▶ **The problem**: Write out the data below in full, unchanged, minus the images.

▶ **Information shown**:
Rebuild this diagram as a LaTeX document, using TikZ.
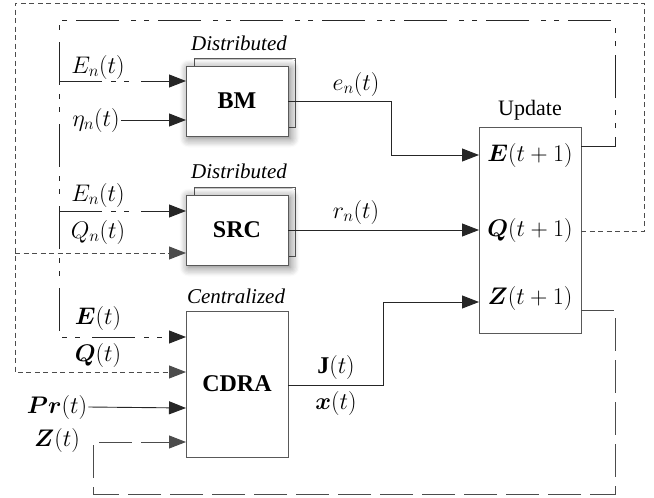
\RequirePackage{fix-cm}
\documentclass[tikz,border=0pt]{standalone}
\usepackage{amsmath,bm}
\usepackage{fontspec}
\setmainfont{Liberation Serif}
\usetikzlibrary{arrows.meta,shadows.blur}
\tikzset{
  box/.style={draw=black!65, fill=white, line width=0.9pt, inner sep=0pt},
  shad/.style={blur shadow={shadow xshift=2.5pt, shadow yshift=-2.5pt, shadow blur radius=9pt, shadow blur steps=8, shadow opacity=55}},
  arr/.style={-{Triangle[length=17pt,width=13pt]}},
  ln/.style={line width=0.9pt, draw=black!85},
  qdash/.style={ln, draw=black!70, dash pattern=on 5pt off 3.5pt},
  edash/.style={ln, dash pattern=on 43pt off 9pt on 5pt off 8pt on 5pt off 12pt},
  zdash/.style={ln, draw=black!70, dash pattern=on 33pt off 9pt},
  lab/.style={inner sep=1pt, font=\fontsize{24}{28}\selectfont},
  captext/.style={inner sep=0pt, font=\fontsize{21}{25}\selectfont\itshape}
}
\begin{document}
\begin{tikzpicture}[x=1pt,y=-1pt,font=\fontsize{22}{26}\selectfont]
\useasboundingbox (0,0) rectangle (654,498);
% boxes
\node[box, minimum width=101pt, minimum height=69pt] (bmb) at (244.5,92.5) {};
\node[box, shad, minimum width=102pt, minimum height=70pt, font=\fontsize{24}{28}\selectfont\bfseries] (bm) at (237,101) {BM};
\node[box, minimum width=101pt, minimum height=69pt] (srcb) at (244.5,221.5) {};
\node[box, shad, minimum width=102pt, minimum height=70pt, font=\fontsize{24}{28}\selectfont\bfseries] (src) at (237,230) {SRC};
\node[box, minimum width=102pt, minimum height=146pt, font=\fontsize{24}{28}\selectfont\bfseries] (cdra) at (237,384) {CDRA};
\node[box, minimum width=102pt, minimum height=206pt] (upd) at (530,230) {};
% captions
\node[captext] (cap1) at (239,43) {Distributed};
\node[captext] (cap2) at (239,171) {Distributed};
\node[captext] (cap3) at (236,296) {Centralized};
\node[inner sep=0pt] (cap4) at (530,110) {Update};
% update contents
\node[lab] (uEl) at (530,155) {$\bm{E}(t+1)$};
\node[lab] (uQl) at (530,230) {$\bm{Q}(t+1)$};
\node[lab] (uZl) at (530,298) {$\bm{Z}(t+1)$};
% ports
\coordinate (bmE) at (186,81);
\coordinate (bmEta) at (186,120);
\coordinate (srcE) at (186,211);
\coordinate (srcQ) at (186,253);
\coordinate (cE) at (186,337);
\coordinate (cQ) at (186,372);
\coordinate (cP) at (186,408);
\coordinate (cZ) at (186,442);
\coordinate (cOut) at (288,385);
\coordinate (uE) at (479,155);
\coordinate (uQ) at (479,230);
\coordinate (uZ) at (479,302);
\coordinate (uEo) at (581,146);
\coordinate (uQo) at (581,231);
\coordinate (uZo) at (581,310);
\coordinate (jE1) at (59,81);
\coordinate (jE2) at (59,211);
\coordinate (jQ1) at (15,253);
% input labels
\node[lab] (lEn1) at (98,67) {$E_n(t)$};
\node[lab] (eta) at (96,120) {$\eta_n(t)$};
\node[lab] (lEn2) at (98,195) {$E_n(t)$};
\node[lab] (lQn) at (98,232) {$Q_n(t)$};
\node[lab] (lE) at (98,318) {$\bm{E}(t)$};
\node[lab] (lQ) at (98,355) {$\bm{Q}(t)$};
\node[lab] (pr) at (57,407) {$\bm{Pr}(t)$};
\node[lab] (lZ) at (57,440) {$\bm{Z}(t)$};
% output labels
\node[lab] (len) at (356,84) {$e_n(t)$};
\node[lab] (lrn) at (356,212) {$r_n(t)$};
\node[lab] (lJ) at (336,367) {$\mathbf{J}(t)$};
\node[lab] (lx) at (336,403) {$\bm{x}(t)$};
% feedback loops
\draw[qdash,arr] (uQo) -- (644,231) -- (644,3) -- (15,3) -- (15,372) -- (cQ);
\draw[qdash,arr] (jQ1) -- (srcQ);
\draw[edash,arr] (uEo) -- (615,146) -- (615,20) -- (59,20) -- (59,337) -- (cE);
\draw[edash,arr] (jE1) -- (bmE);
\draw[edash,arr] (jE2) -- (srcE);
\draw[zdash,arr] (uZo) -- (615,310) -- (615,494) -- (93,494) -- (93,442) -- (cZ);
% forward connectors
\draw[ln,arr] (eta.east) -- (bmEta);
\draw[ln,arr] (pr.east) -- (cP);
\draw[ln,arr] (bm.east) -- (391,101) -- (391,155) -- (uE);
\draw[ln,arr] (src.east) -- (uQ);
\draw[ln,arr] (cOut) -- (383,385) -- (383,302) -- (uZ);
\end{tikzpicture}
\end{document}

▶ **Written response**:
Rebuild this diagram as a LaTeX document, using TikZ.
\RequirePackage{fix-cm}
\documentclass[tikz,border=0pt]{standalone}
\usepackage{amsmath,bm}
\usepackage{fontspec}
\setmainfont{Liberation Serif}
\usetikzlibrary{arrows.meta,shadows.blur}
\tikzset{
  box/.style={draw=black!65, fill=white, line width=0.9pt, inner sep=0pt},
  shad/.style={blur shadow={shadow xshift=2.5pt, shadow yshift=-2.5pt, shadow blur radius=9pt, shadow blur steps=8, shadow opacity=55}},
  arr/.style={-{Triangle[length=17pt,width=13pt]}},
  ln/.style={line width=0.9pt, draw=black!85},
  qdash/.style={ln, draw=black!70, dash pattern=on 5pt off 3.5pt},
  edash/.style={ln, dash pattern=on 43pt off 9pt on 5pt off 8pt on 5pt off 12pt},
  zdash/.style={ln, draw=black!70, dash pattern=on 33pt off 9pt},
  lab/.style={inner sep=1pt, font=\fontsize{24}{28}\selectfont},
  captext/.style={inner sep=0pt, font=\fontsize{21}{25}\selectfont\itshape}
}
\begin{document}
\begin{tikzpicture}[x=1pt,y=-1pt,font=\fontsize{22}{26}\selectfont]
\useasboundingbox (0,0) rectangle (654,498);
% boxes
\node[box, minimum width=101pt, minimum height=69pt] (bmb) at (244.5,92.5) {};
\node[box, shad, minimum width=102pt, minimum height=70pt, font=\fontsize{24}{28}\selectfont\bfseries] (bm) at (237,101) {BM};
\node[box, minimum width=101pt, minimum height=69pt] (srcb) at (244.5,221.5) {};
\node[box, shad, minimum width=102pt, minimum height=70pt, font=\fontsize{24}{28}\selectfont\bfseries] (src) at (237,230) {SRC};
\node[box, minimum width=102pt, minimum height=146pt, font=\fontsize{24}{28}\selectfont\bfseries] (cdra) at (237,384) {CDRA};
\node[box, minimum width=102pt, minimum height=206pt] (upd) at (530,230) {};
% captions
\node[captext] (cap1) at (239,43) {Distributed};
\node[captext] (cap2) at (239,171) {Distributed};
\node[captext] (cap3) at (236,296) {Centralized};
\node[inner sep=0pt] (cap4) at (530,110) {Update};
% update contents
\node[lab] (uEl) at (530,155) {$\bm{E}(t+1)$};
\node[lab] (uQl) at (530,230) {$\bm{Q}(t+1)$};
\node[lab] (uZl) at (530,298) {$\bm{Z}(t+1)$};
% ports
\coordinate (bmE) at (186,81);
\coordinate (bmEta) at (186,120);
\coordinate (srcE) at (186,211);
\coordinate (srcQ) at (186,253);
\coordinate (cE) at (186,337);
\coordinate (cQ) at (186,372);
\coordinate (cP) at (186,408);
\coordinate (cZ) at (186,442);
\coordinate (cOut) at (288,385);
\coordinate (uE) at (479,155);
\coordinate (uQ) at (479,230);
\coordinate (uZ) at (479,302);
\coordinate (uEo) at (581,146);
\coordinate (uQo) at (581,231);
\coordinate (uZo) at (581,310);
\coordinate (jE1) at (59,81);
\coordinate (jE2) at (59,211);
\coordinate (jQ1) at (15,253);
% input labels
\node[lab] (lEn1) at (98,67) {$E_n(t)$};
\node[lab] (eta) at (96,120) {$\eta_n(t)$};
\node[lab] (lEn2) at (98,195) {$E_n(t)$};
\node[lab] (lQn) at (98,232) {$Q_n(t)$};
\node[lab] (lE) at (98,318) {$\bm{E}(t)$};
\node[lab] (lQ) at (98,355) {$\bm{Q}(t)$};
\node[lab] (pr) at (57,407) {$\bm{Pr}(t)$};
\node[lab] (lZ) at (57,440) {$\bm{Z}(t)$};
% output labels
\node[lab] (len) at (356,84) {$e_n(t)$};
\node[lab] (lrn) at (356,212) {$r_n(t)$};
\node[lab] (lJ) at (336,367) {$\mathbf{J}(t)$};
\node[lab] (lx) at (336,403) {$\bm{x}(t)$};
% feedback loops
\draw[qdash,arr] (uQo) -- (644,231) -- (644,3) -- (15,3) -- (15,372) -- (cQ);
\draw[qdash,arr] (jQ1) -- (srcQ);
\draw[edash,arr] (uEo) -- (615,146) -- (615,20) -- (59,20) -- (59,337) -- (cE);
\draw[edash,arr] (jE1) -- (bmE);
\draw[edash,arr] (jE2) -- (srcE);
\draw[zdash,arr] (uZo) -- (615,310) -- (615,494) -- (93,494) -- (93,442) -- (cZ);
% forward connectors
\draw[ln,arr] (eta.east) -- (bmEta);
\draw[ln,arr] (pr.east) -- (cP);
\draw[ln,arr] (bm.east) -- (391,101) -- (391,155) -- (uE);
\draw[ln,arr] (src.east) -- (uQ);
\draw[ln,arr] (cOut) -- (383,385) -- (383,302) -- (uZ);
\end{tikzpicture}
\end{document}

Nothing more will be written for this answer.